Task directions: Return only the lines from the top of the data down to the one that holds "(cfobj.north |- cfproto.south);", both included, without any pictures.

Data excerpts:
══════
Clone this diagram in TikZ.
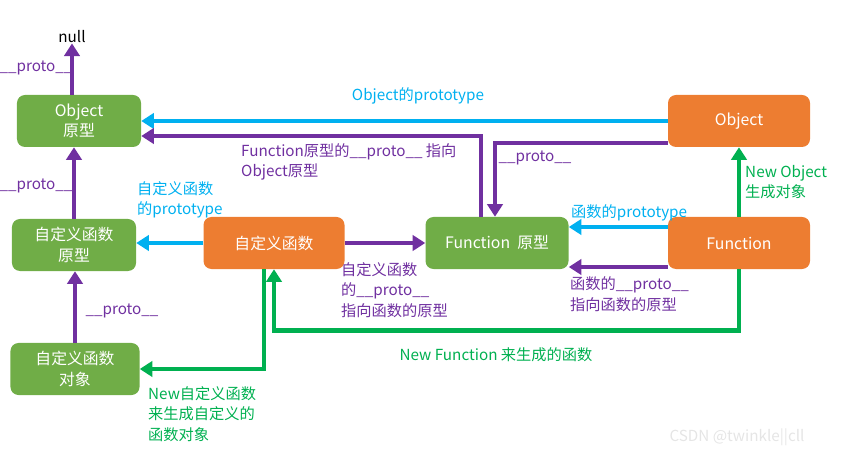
\documentclass[tikz,border=0pt]{standalone}
\usepackage{fontspec}
\setmainfont{Noto Sans CJK SC}
\usepackage{tikz}
\usetikzlibrary{arrows.meta, positioning, calc}
\definecolor{boxgreen}{HTML}{70AD47}
\definecolor{boxorange}{HTML}{ED7D31}
\definecolor{linkcyan}{HTML}{00B0F0}
\definecolor{linkpurple}{HTML}{7030A0}
\definecolor{linkgreen}{HTML}{00B050}

\begin{document}
\begin{tikzpicture}[
    x=0.03cm, y=-0.03cm,
    box/.style={rounded corners=0.24cm, minimum height=1.56cm, align=center,
                text=white, font=\fontsize{13.5}{17.5}\selectfont, inner sep=2pt},
    gbox/.style={box, fill=boxgreen},
    obox/.style={box, fill=boxorange},
    lbl/.style={font=\fontsize{13}{17.5}\selectfont, inner sep=0pt, align=left},
    proto/.style={draw=linkpurple, line width=4.2pt,
                  -{Triangle[length=0.38cm, width=0.46cm]}},
    ptype/.style={proto, draw=linkcyan},
    newarr/.style={proto, draw=linkgreen}
  ]
  \useasboundingbox (0,0) rectangle (845,460);

  % boxes
  \node[gbox, minimum width=3.72cm] (objproto) at (79,121) {Object\\原型};
  \node[gbox, minimum width=3.72cm] (cfproto) at (74,245) {自定义函数\\原型};
  \node[gbox, minimum width=3.87cm] (cfobj) at (75,369) {自定义函数\\对象};
  \node[obox, minimum width=4.23cm] (cf) at (274,243) {自定义函数};
  \node[gbox, minimum width=4.29cm] (fnproto) at (497,243) {Function\ \ 原型};
  \node[obox, minimum width=4.26cm] (obj) at (739,121) {Object};
  \node[obox, minimum width=4.26cm] (fn) at (739,243) {Function};
  \node[lbl] (null) at (72,37) {null};

  % __proto__ chain on the left
  \draw[proto] (objproto.north -| null) -- (null.south);
  \draw[proto] (cfproto.north) -- (cfproto.north |- objproto.south);
  \draw[proto] (cfobj.north) -- (cfobj.north |- cfproto.south);

  % top links
  \draw[ptype] (obj.west) -- (obj.west -| objproto.east);
  \draw[proto] ([xshift=-0.48cm]fnproto.north) |- ([yshift=-0.45cm]objproto.east);
  \draw[proto] ([yshift=-0.66cm]obj.west) -| ([xshift=-0.06cm]fnproto.north);

  % middle row
  \draw[ptype] (cf.west) -- (cf.west -| cfproto.east);
  \draw[proto] (cf.east) -- (cf.east -| fnproto.west);
  \draw[ptype] ([yshift=0.48cm]fn.west) -- ([yshift=0.48cm]fn.west -| fnproto.east);
  \draw[proto] ([yshift=-0.72cm]fn.west) -- ([yshift=-0.72cm]fn.west -| fnproto.east);

  % new ...
  \draw[newarr] (fn.north) -- (obj.south);
  \draw[newarr] (fn.south) -- ++(0,61) -| (cf.south);
  \draw[newarr] ([xshift=-0.3cm]cf.south) |- (cfobj.east);

  % labels
  \node[lbl, text=linkpurple] (l1) at (36,68) {\_\_proto\_\_};
  \node[lbl, text=linkpurple] (l2) at (36,186) {\_\_proto\_\_};
  \node[lbl, text=linkpurple] (l3) at (122,311) {\_\_proto\_\_};
  \node[lbl, text=linkcyan] (l4) at (418,96) {Object的prototype};
  \node[lbl, text=linkpurple, anchor=west] (l5) at (241,162)
    {Function原型的\_\_proto\_\_ 指向\\Object原型};
  \node[lbl, text=linkpurple] (l6) at (535,158) {\_\_proto\_\_};
  \node[lbl, text=linkcyan, anchor=west] (l7) at (137,200) {自定义函数\\的prototype};
  \node[lbl, text=linkpurple, anchor=west] (l8) at (341,290)
    {自定义函数\\的\_\_proto\_\_\\指向函数的原型};
  \node[lbl, text=linkcyan, anchor=west] (l9) at (571,213) {函数的prototype};
  \node[lbl, text=linkpurple, anchor=west] (l10) at (570,294)
    {函数的\_\_proto\_\_\\指向函数的原型};
  \node[lbl, text=linkgreen, anchor=west] (l11) at (745,182) {New Object\\生成对象};
  \node[lbl, text=linkgreen] (l12) at (496,355) {New Function 来生成的函数};
  \node[lbl, text=linkgreen, anchor=west] (l13) at (148,414)
    {New自定义函数\\来生成自定义的\\函数对象};
  \node[lbl, text=black!10] (mark) at (737,437) {CSDN @twinkle||cll};
\end{tikzpicture}
\end{document}
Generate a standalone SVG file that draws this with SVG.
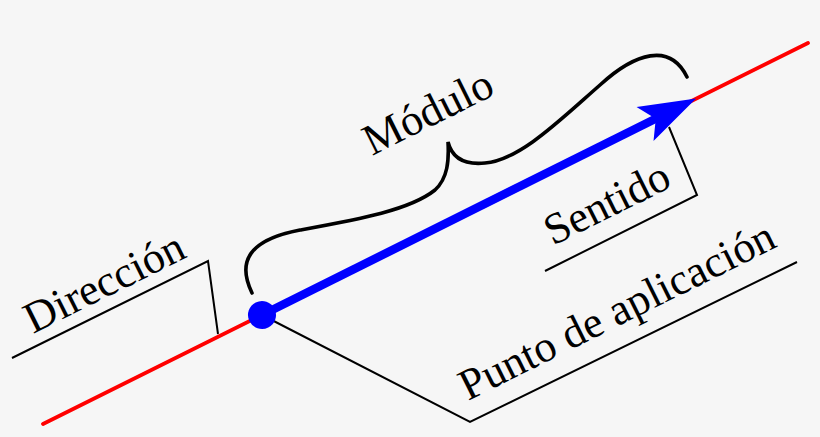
<svg xmlns="http://www.w3.org/2000/svg" width="820" height="437" viewBox="0 0 820 437">
<style>
.lbl{font-family:"Liberation Serif","Times New Roman",serif;font-size:44px;fill:#000}
.lead{fill:none;stroke:#000;stroke-width:2}
</style>
<rect width="820" height="437" fill="#f6f6f6"/>
<g id="connectors">
<line id="direction-line" x1="43" y1="424" x2="808" y2="43" stroke="#ff0000" stroke-width="3.8" stroke-linecap="round"/>
<polyline class="lead" points="12,358 208,261 218,334"/>
<polyline class="lead" points="545,271 697,195 669,127"/>
<polyline class="lead" points="262,315 470,422 797,262"/>
<path id="brace" fill="none" stroke="#000" stroke-width="3.6" stroke-linecap="round" d="M252,293 C237,262 248,240 300,230 C360,219 410,210 435,190 C448,178 449,160 448,142 C452,158 465,165 485,163 C520,160 560,120 600,85 C635,53 670,42 687,77"/>
</g>
<g id="vector" transform="translate(262,315) rotate(-26.5)">
<line x1="0" y1="0" x2="442" y2="0" stroke="#0000ff" stroke-width="8.5"/>
<polygon points="485,0 428,-19 440,0 428,19" fill="#0000ff"/>
<circle cx="0" cy="0" r="14" fill="#0000ff"/>
</g>
<g id="label-direccion"><text class="lbl" transform="translate(33,334) rotate(-26.5)">Dirección</text></g>
<g id="label-modulo"><text class="lbl" transform="translate(372,156) rotate(-26.5)">Módulo</text></g>
<g id="label-sentido"><text class="lbl" transform="translate(553,246) rotate(-26.5)">Sentido</text></g>
<g id="label-punto"><text class="lbl" transform="translate(468,401) rotate(-26.5)">Punto de aplicación</text></g>
</svg>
══════
Result:
Clone this diagram in TikZ.
\documentclass[tikz,border=0pt]{standalone}
\usepackage{fontspec}
\setmainfont{Noto Sans CJK SC}
\usepackage{tikz}
\usetikzlibrary{arrows.meta, positioning, calc}
\definecolor{boxgreen}{HTML}{70AD47}
\definecolor{boxorange}{HTML}{ED7D31}
\definecolor{linkcyan}{HTML}{00B0F0}
\definecolor{linkpurple}{HTML}{7030A0}
\definecolor{linkgreen}{HTML}{00B050}

\begin{document}
\begin{tikzpicture}[
    x=0.03cm, y=-0.03cm,
    box/.style={rounded corners=0.24cm, minimum height=1.56cm, align=center,
                text=white, font=\fontsize{13.5}{17.5}\selectfont, inner sep=2pt},
    gbox/.style={box, fill=boxgreen},
    obox/.style={box, fill=boxorange},
    lbl/.style={font=\fontsize{13}{17.5}\selectfont, inner sep=0pt, align=left},
    proto/.style={draw=linkpurple, line width=4.2pt,
                  -{Triangle[length=0.38cm, width=0.46cm]}},
    ptype/.style={proto, draw=linkcyan},
    newarr/.style={proto, draw=linkgreen}
  ]
  \useasboundingbox (0,0) rectangle (845,460);

  % boxes
  \node[gbox, minimum width=3.72cm] (objproto) at (79,121) {Object\\原型};
  \node[gbox, minimum width=3.72cm] (cfproto) at (74,245) {自定义函数\\原型};
  \node[gbox, minimum width=3.87cm] (cfobj) at (75,369) {自定义函数\\对象};
  \node[obox, minimum width=4.23cm] (cf) at (274,243) {自定义函数};
  \node[gbox, minimum width=4.29cm] (fnproto) at (497,243) {Function\ \ 原型};
  \node[obox, minimum width=4.26cm] (obj) at (739,121) {Object};
  \node[obox, minimum width=4.26cm] (fn) at (739,243) {Function};
  \node[lbl] (null) at (72,37) {null};

  % __proto__ chain on the left
  \draw[proto] (objproto.north -| null) -- (null.south);
  \draw[proto] (cfproto.north) -- (cfproto.north |- objproto.south);
  \draw[proto] (cfobj.north) -- (cfobj.north |- cfproto.south);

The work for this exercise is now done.